Start of Given material

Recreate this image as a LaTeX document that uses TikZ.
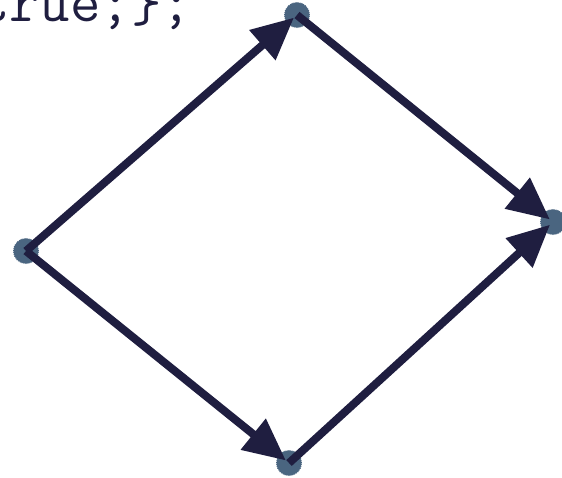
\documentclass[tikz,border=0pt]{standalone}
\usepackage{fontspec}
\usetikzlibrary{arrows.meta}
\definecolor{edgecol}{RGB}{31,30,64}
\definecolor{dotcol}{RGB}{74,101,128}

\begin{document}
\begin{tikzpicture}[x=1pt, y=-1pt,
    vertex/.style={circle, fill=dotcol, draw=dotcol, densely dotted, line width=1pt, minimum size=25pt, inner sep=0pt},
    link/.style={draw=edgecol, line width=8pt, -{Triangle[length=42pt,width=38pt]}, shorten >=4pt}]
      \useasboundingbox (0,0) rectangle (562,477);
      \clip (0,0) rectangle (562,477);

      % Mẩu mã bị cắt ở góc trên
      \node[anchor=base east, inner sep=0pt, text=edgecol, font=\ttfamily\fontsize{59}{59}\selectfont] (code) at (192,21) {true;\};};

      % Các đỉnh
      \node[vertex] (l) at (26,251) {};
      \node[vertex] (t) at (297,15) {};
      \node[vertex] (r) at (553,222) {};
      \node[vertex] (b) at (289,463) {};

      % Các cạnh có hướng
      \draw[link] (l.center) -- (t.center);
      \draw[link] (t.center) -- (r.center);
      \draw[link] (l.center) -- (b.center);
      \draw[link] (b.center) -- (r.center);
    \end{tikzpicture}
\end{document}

End of Given material

What is required: From the data above, write out everything exactly except the pictures.

Finished answer:
Recreate this image as a LaTeX document that uses TikZ.
\documentclass[tikz,border=0pt]{standalone}
\usepackage{fontspec}
\usetikzlibrary{arrows.meta}
\definecolor{edgecol}{RGB}{31,30,64}
\definecolor{dotcol}{RGB}{74,101,128}

\begin{document}
\begin{tikzpicture}[x=1pt, y=-1pt,
    vertex/.style={circle, fill=dotcol, draw=dotcol, densely dotted, line width=1pt, minimum size=25pt, inner sep=0pt},
    link/.style={draw=edgecol, line width=8pt, -{Triangle[length=42pt,width=38pt]}, shorten >=4pt}]
      \useasboundingbox (0,0) rectangle (562,477);
      \clip (0,0) rectangle (562,477);

      % Mẩu mã bị cắt ở góc trên
      \node[anchor=base east, inner sep=0pt, text=edgecol, font=\ttfamily\fontsize{59}{59}\selectfont] (code) at (192,21) {true;\};};

      % Các đỉnh
      \node[vertex] (l) at (26,251) {};
      \node[vertex] (t) at (297,15) {};
      \node[vertex] (r) at (553,222) {};
      \node[vertex] (b) at (289,463) {};

      % Các cạnh có hướng
      \draw[link] (l.center) -- (t.center);
      \draw[link] (t.center) -- (r.center);
      \draw[link] (l.center) -- (b.center);
      \draw[link] (b.center) -- (r.center);
    \end{tikzpicture}
\end{document}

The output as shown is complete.